Les Allemands ont eu tout le loisir de préparer minutieusement la visite de la ville. Des mois durant, le ghetto a été transformé en vue d’en faire un « camp Potemkine », de l’aveu même du Dr Rossel. Grâce aux documents retrouvés dans les archives nazies, on connaît très précisément la description des travaux d’aménagement du camp réalisés en un temps record. Gymnase transformé en synagogue, création de terrains de jeux pour enfants, rénovation des maisons ; toute la partie de la ville à laquelle la délégation a eu accès a été entièrement maquillée. Environ 5000 personnes ont été déportées à Auschwitz afin de réduire le surpeuplement de la ville. Les nazis avaient procédé à de véritables répétitions de la visite où chaque Juif qui croiserait la route de la délégation avait un rôle précis auquel il devait se tenir, sous peine de mort. Force est de constater que cette machination a parfaitement fonctionné puisque Maurice Rossel décrit son impression de « ville de province normale », dans son rapport de l’époque au CICR. Il répète même sa conviction, plus de trente ans après, que les détenus « arrangeaient leur situation à coup de dollars » et qu’il s’agissait d’un camp de « Prominenten », c’est-à-dire des privilégiés.



Si de nombreux notables étaient détenus dans ce camp, précise Claude Lanzmann au cours de l’interview, c’est que l’idée première de Himmler était de faire de Theresienstadt « un ghetto pour les Juifs du grand Reich, à savoir Allemagne, Autriche et Tchéquoslovaquie, […] souvent des gens tout à fait âgés, anciens combattants de la Première Guerre mondiale », qu’il était difficile de faire passer pour des ennemis de la nation allemande. Mais la réalité historique contredit toute idée de camp de privilégiés : 35409 Juifs y sont morts de faim ou de maladies dues aux terribles conditions sanitaires. « Avant la visite, déjà 100 000 détenus de Terezin avaient été déportés et assassinés », indique Claude Lanzmann à son interlocuteur.

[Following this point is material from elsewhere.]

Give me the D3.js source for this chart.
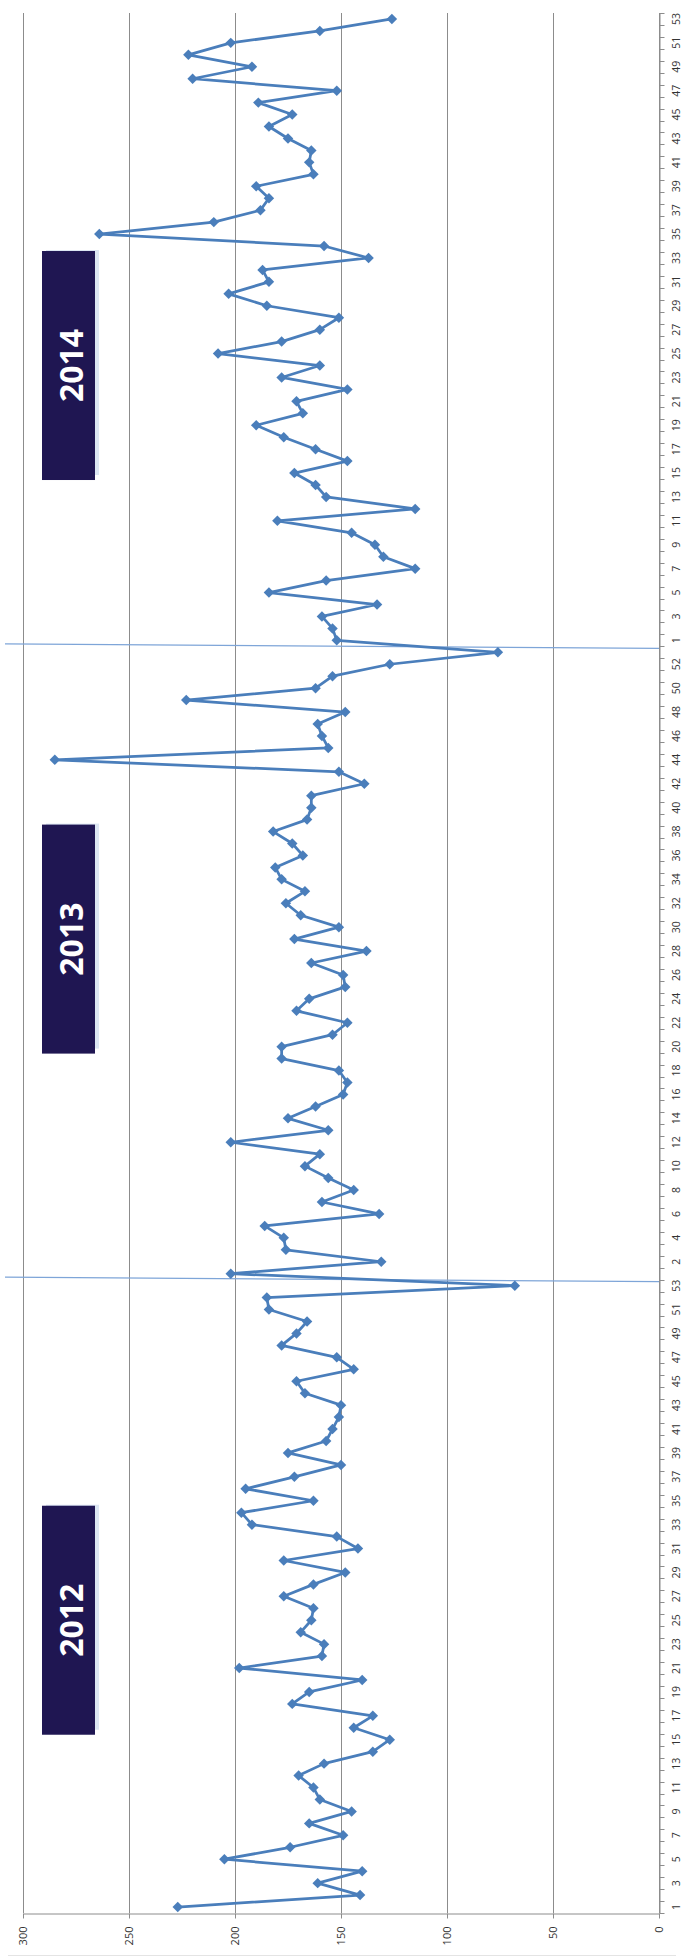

Comme la grande majorité des joueurs filmés par les nazis le 1er Septembre 1944, Pavel Breda est mort à Auschwitz quelques semaines plus tard. C’est également le cas de Kurt Gerron, le réalisateur du film commandité par les nazis. Cet acteur juif, qui jouissait d’une certaine notoriété en Allemagne avant la guerre, avait été contraint par ses geôliers de tourner ce documentaire. Salle Fischermann, un des seuls rescapés qu’on aperçoit dans le film allemand, se rappelle du tournage. Chaque scène avait été réglée au millimètre par les nazis. Alors qu’un technicien allemand s’adressait à Kurt Gerron, il s’était fait reprendre par le commandant SS : « Tu n’es pas autorisé à parler à ce cochon de Juif [« Judenschwein », en allemand] c’est à moi qui tu poses les questions », raconte-t-il à Oded au début de Liga Terezin. Karel Margry, un historien néerlandais qui a longuement travaillé sur les leviers utilisés par la propagande nazie, atteste du cynisme qui se dégage de la lecture du script allemand. La scène du match de football avait été choisie car il s’agissait déjà à cette époque de « quelque chose qui touchait beaucoup de gens », indique-t-il à la fin du documentaire, « et qui allait faciliter la diffusion du film ».
Aujourd’hui, Oded Breda souhaite que le vecteur du football puisse inciter de nombreux jeunes à s’intéresser de plus près à l’histoire de la Shoah. La fondation Beit Theresienstadt développe depuis de nombreuses années un programme d’éducation qui comprend des interventions dans des établissements scolaires en Israël mais aussi en République Tchèque et en Pologne.